Opinion
May 6, 1942.
John J. Bennett, Jr., Attorney-General [ John Harlen Amen, Assistant Attorney-General, of counsel], for the petitioner.
Thomas J. Diviney, for the respondent.
Charles T. Murphy, for the intervenor.
This is a proceeding under article 78 of the Civil Practice Act to review the order of the County Court of Queens County which denied the petitioner's application to punish the intervenor for contempt of said court. It was instituted following the dismissal of an appeal taken by the petitioner from the said order. In dismissing said appeal the Appellate Division ( Matter of Mullen v. Halleran, 263 A.D. 957) pointed out that petitioner had mistaken his remedy, which "is by certiorari."
It would at first appear that the Appellate Division placed upon this court a constraint when it pointed out that the petitioner's remedy is by certiorari. However, further reflection indicates that that part of the decision which pointed out the remedy is dictum. It points out the general procedure for reviewing criminal contempts of court, and does not pass upon the substance or the validity of the situation here presented, where the County Court itself refused to find the intervenor in contempt of said court. (See opinion of COLDEN, J., 177 Misc. 734. )

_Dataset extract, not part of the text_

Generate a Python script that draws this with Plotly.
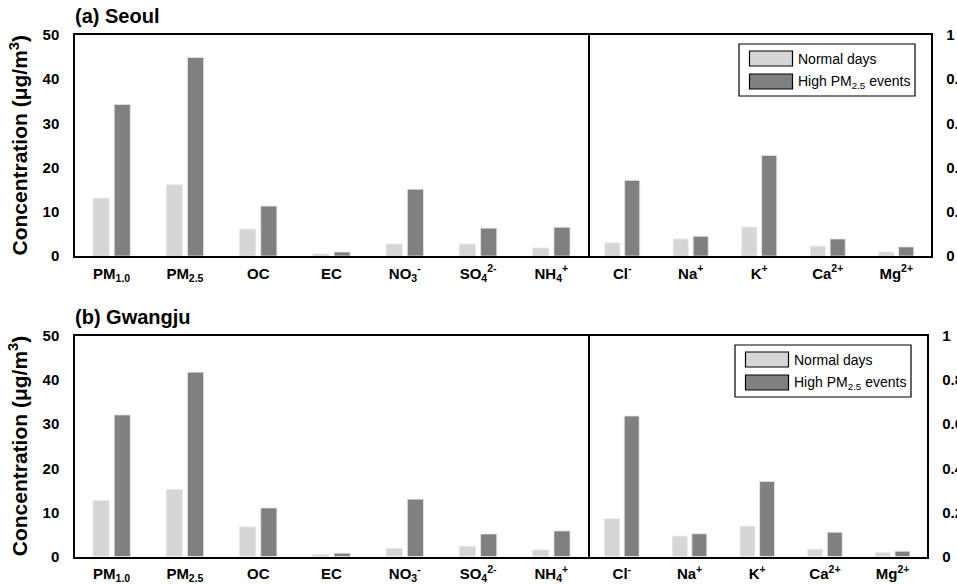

The petitioner has been unable to cite a single case in which it was sought to review a finding of a court refusing to adjudge a person in contempt. It is difficult to perceive upon what theory this court can vindicate the dignity of the County Court which has already ruled that the intervenor had not been in contempt thereof.
I do not believe that it falls within the province or authority of this court to affront the County Court of Queens County by finding that it did not know when it had been held in contempt.
The motions to dismiss the petition are, accordingly, granted.